The Edison is one of the new Disney Springs venues from the folks at Patina Restaurant Group (Morimoto Asia, Tutto Italia). It's a multilevel fun factory of a restaurant with good food to go with the entertaining decor.
Thomas Alva is the Edison of the name, of course, and there are homages to his inventions and patents everywhere. Indeed, the very design of the restaurant is an old power plant (electric power distribution, 1882) and lit with a soft glow from what are nostalgically referred to as Edison bulbs (incandescent lamps, 1879). Music plays in the background (phonograph, 1887) and old-timey black-and-white movies are displayed on various walls (motion picture camera, 1891).
Apparently he had something to do with inventing bacon, too, given its near ubiquitousness on the menu.
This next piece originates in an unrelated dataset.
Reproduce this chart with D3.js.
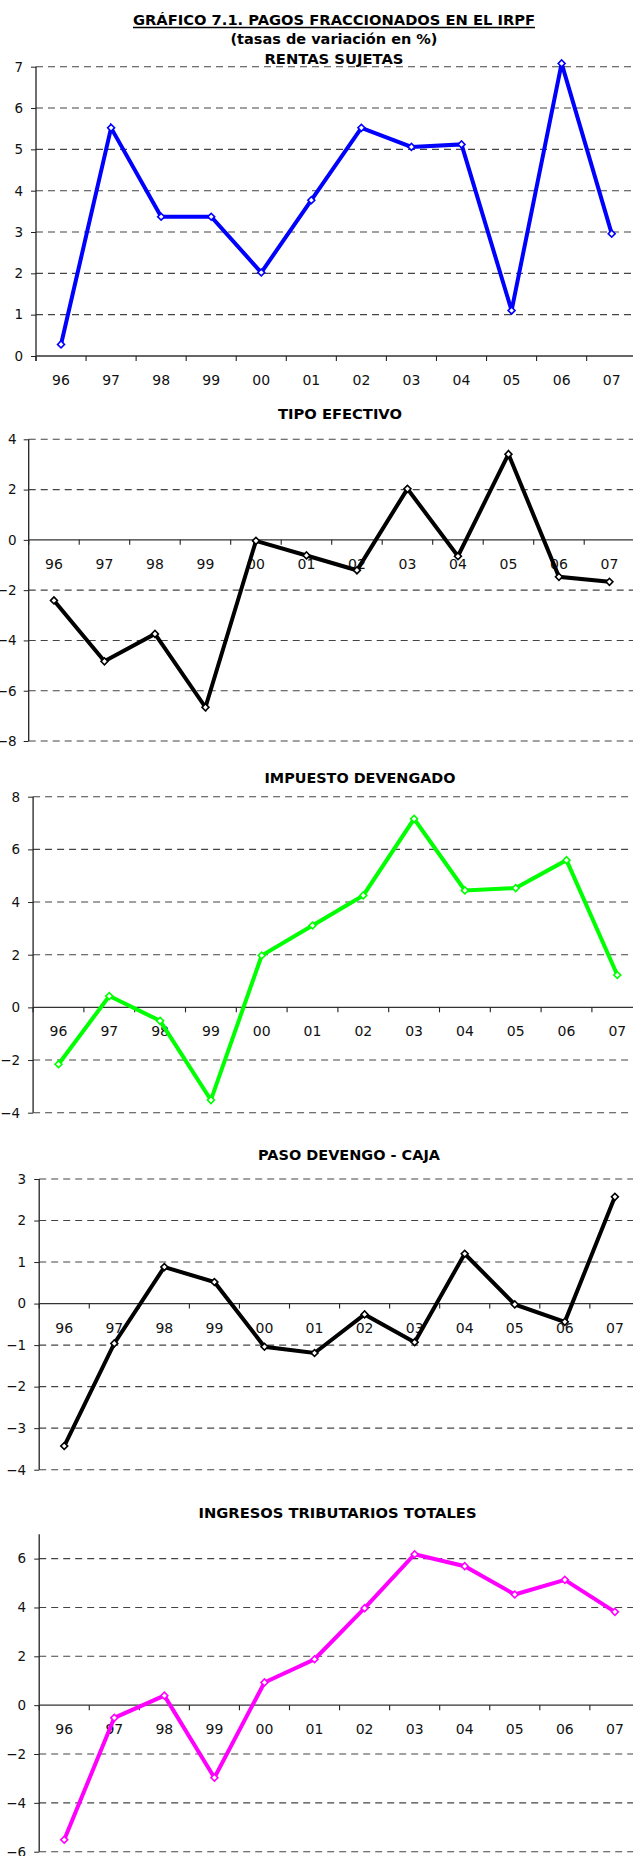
<!DOCTYPE html>
<html>
<head>
<meta charset="utf-8">
<script src="https://cdn.jsdelivr.net/npm/d3@7"></script>
<style>
html,body{margin:0;padding:0;background:#fff;}
svg{display:block;}
</style>
</head>
<body>
<script>
// ---- DATA ----
const years = ["96","97","98","99","00","01","02","03","04","05","06","07"];
const rentasSujetas      = [0.28, 5.52, 3.37, 3.37, 2.02, 3.77, 5.52, 5.06, 5.12, 1.10, 7.08, 2.96];
const tipoEfectivo       = [-2.41,-4.83,-3.74,-6.66,-0.04,-0.62,-1.21, 2.03,-0.65, 3.41,-1.47,-1.67];
const impuestoDevengado  = [-2.16, 0.43,-0.51,-3.52, 1.97, 3.11, 4.25, 7.16, 4.44, 4.53, 5.59, 1.23];
const pasoDevengoCaja    = [-3.43,-0.96, 0.88, 0.52,-1.04,-1.19,-0.26,-0.93, 1.20,-0.02,-0.44, 2.57];
const ingresosTributarios= [-5.51,-0.52, 0.39,-2.97, 0.93, 1.88, 3.97, 6.18, 5.69, 4.53, 5.13, 3.82];

const ticksRentas   = [0,1,2,3,4,5,6,7];
const ticksTipo     = [-8,-6,-4,-2,0,2,4];
const ticksImpuesto = [-4,-2,0,2,4,6,8];
const ticksPaso     = [-4,-3,-2,-1,0,1,2,3];
const ticksIngresos = [-6,-4,-2,0,2,4,6];

const mainTitle = "GRÁFICO 7.1.  PAGOS FRACCIONADOS EN EL IRPF";
const subTitle  = "(tasas de variación en %)";

// ---- LAYOUT ----
const W = 633, H = 1856;
const svg = d3.select("body").append("svg").attr("width", W).attr("height", H);
const FONT = "'DejaVu Sans', Verdana, sans-serif";

function title(txt, cx, y, len, size) {
  svg.append("text").attr("x", cx).attr("y", y)
    .attr("text-anchor","middle").attr("font-family",FONT).attr("font-weight","bold")
    .attr("font-size",size||14).attr("textLength",len).attr("lengthAdjust","spacingAndGlyphs")
    .attr("fill","#000").text(txt);
}

title(mainTitle, 334, 25, 402);
svg.append("line").attr("x1",133).attr("x2",535).attr("y1",27.5).attr("y2",27.5)
  .attr("stroke","#000").attr("stroke-width",1.7);
title(subTitle, 334, 44, 207);

const charts = [
  {name:"RENTAS SUJETAS", values:rentasSujetas, ticks:ticksRentas, domain:[0,7], color:"#0000ff",
   left:36, band:50.06, top:66.7, bottom:356, tcx:334, ty:64, tlen:139, pad:8},
  {name:"TIPO EFECTIVO", values:tipoEfectivo, ticks:ticksTipo, domain:[-8,4], color:"#000000",
   left:28.7, band:50.5, top:439.3, bottom:741, tcx:340, ty:418.5, tlen:124, pad:7},
  {name:"IMPUESTO DEVENGADO", values:impuestoDevengado, ticks:ticksImpuesto, domain:[-4,8], color:"#00ff00",
   left:33.1, band:50.8, top:796.7, bottom:1112.7, tcx:360, ty:782.5, tlen:191, pad:8},
  {name:"PASO DEVENGO - CAJA", values:pasoDevengoCaja, ticks:ticksPaso, domain:[-4,3], color:"#000000",
   left:39.2, band:50.06, top:1179, bottom:1469.7, tcx:349, ty:1160, tlen:182, pad:8},
  {name:"INGRESOS TRIBUTARIOS TOTALES", values:ingresosTributarios, ticks:ticksIngresos, domain:[-6,7], color:"#ff00ff",
   left:39.2, band:50.06, top:1534.2, bottom:1851.7, tcx:337.5, ty:1518.3, tlen:278, pad:8}
];

charts.forEach(c => {
  title(c.name, c.tcx, c.ty, c.tlen);
  const x = d3.scaleBand().domain(years).range([c.left, c.left + 12*c.band]).padding(0);
  const y = d3.scaleLinear().domain(c.domain).range([c.bottom, c.top]);
  const g = svg.append("g");

  // gridlines (dashed), except at zero
  g.selectAll("line.grid").data(c.ticks.filter(t => t !== 0)).enter().append("line")
    .attr("x1", c.left).attr("x2", W + 10)
    .attr("y1", d => y(d)).attr("y2", d => y(d))
    .attr("stroke","#444").attr("stroke-width",1.1).attr("stroke-dasharray","7,5");

  // y axis with labels
  const ya = g.append("g").attr("transform",`translate(${c.left},0)`)
    .call(d3.axisLeft(y).tickValues(c.ticks).tickSize(5).tickPadding(c.pad).tickFormat(d3.format("d")));
  ya.select(".domain").remove();
  ya.selectAll(".tick line").attr("stroke","#222");
  ya.selectAll(".tick text").attr("font-family",FONT).attr("font-size",13.5).attr("fill","#111");

  // vertical axis line
  const y0 = y(0);
  g.append("line").attr("x1",c.left).attr("x2",c.left)
    .attr("y1", c.top).attr("y2", Math.max(c.bottom, y0 + 5))
    .attr("stroke","#222").attr("stroke-width",1.3);

  // zero axis (solid) with ticks at band boundaries
  g.append("line").attr("x1",c.left).attr("x2",W + 10).attr("y1",y0).attr("y2",y0)
    .attr("stroke","#333").attr("stroke-width",1.3);
  const bounds = years.map(d => x(d)).concat([c.left + 12*c.band]);
  g.selectAll("line.xt").data(bounds).enter().append("line")
    .attr("x1",d=>d).attr("x2",d=>d).attr("y1",y0).attr("y2",y0+5)
    .attr("stroke","#222").attr("stroke-width",1.1);

  // x labels
  const xa = g.append("g").attr("transform",`translate(0,${y0})`)
    .call(d3.axisBottom(x).tickSize(0).tickPadding(19));
  xa.select(".domain").remove();
  xa.selectAll(".tick text").attr("font-family",FONT).attr("font-size",14).attr("fill","#111");

  // series line
  const pts = c.values.map((v,i) => [x(years[i]) + x.bandwidth()/2, y(v)]);
  g.append("path").attr("d", d3.line()(pts)).attr("fill","none")
    .attr("stroke", c.color).attr("stroke-width",4).attr("stroke-linejoin","miter");

  // markers: diamonds
  const sym = d3.symbol().type(d3.symbolSquare).size(24);
  g.selectAll("path.mk").data(pts).enter().append("path")
    .attr("d", sym())
    .attr("transform", d => `translate(${d[0]},${d[1]}) rotate(45)`)
    .attr("fill","#fff").attr("stroke", c.color).attr("stroke-width",1.6);
});
</script>
</body>
</html>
That includes an appetizer called the DB Clothesline Candied Bacon, with long rashers of bacon clipped, for some reason, with clothespins to a rod suspended between two tall poles. (The clothespin was not an Edison invention, that was David M. Smith, 1853). The bacon, thick and chewy, was slathered with sticky maple syrup and dotted with cracked peppercorns. I found it a bit sweet for a starter but I loved the leftovers with my eggs the next morning. The DB in the name, by the way, stands for David Burke, the New York chef, who is not affiliated with the Edison but who does, coincidentally, hold two patents of his own, one for a meat aging process (2011) and another for a revolving serving tray (1995).
(I do wonder if the sweet bacon referenced a job Edison had as a boy, one of the lads hawking confections on trains who were known as candy butchers. If so, kudos on the research, people.)
Bacon had a dominant presence on the burger known as The Edison. Here it was draped over a thick patty fashioned out of sirloin steak, shortrib and brisket meat, grilled to a requested medium-rare juiciness. Cheddar cheese, nicely melted and oozing, and frizzled onions also topped. House pickles garnished and a stack of thick fries accompanied.
The meatloaf was served, as meatloaves should be, with mashed potatoes. The texture was tender-firm and a spicy ketchup glaze added a piquant note to counter the rich reduction gravy. Carrots of various colors decorated the plate. Oh, I almost forgot -- the meatloaf was swathed with bacon.
Our server was friendly and cheerful, and there was also an affable young man who strolled through the restaurant with levitating magnets and other Edisonic diversions. Later in the evenings the restaurant takes on more of a cabaret setting (adults only) with acrobatic aerialists, live music and dancing.
Even without the live entertainment, The Edison is a fun place to be. Having good food to go with the experience makes it even better.
The Edison is at Disney Springs, 1570 E. Buena Vista Drive, Lake Buena Vista. It is open for lunch and dinner daily. The phone number is 407-560-9288 (or WATT; get it?).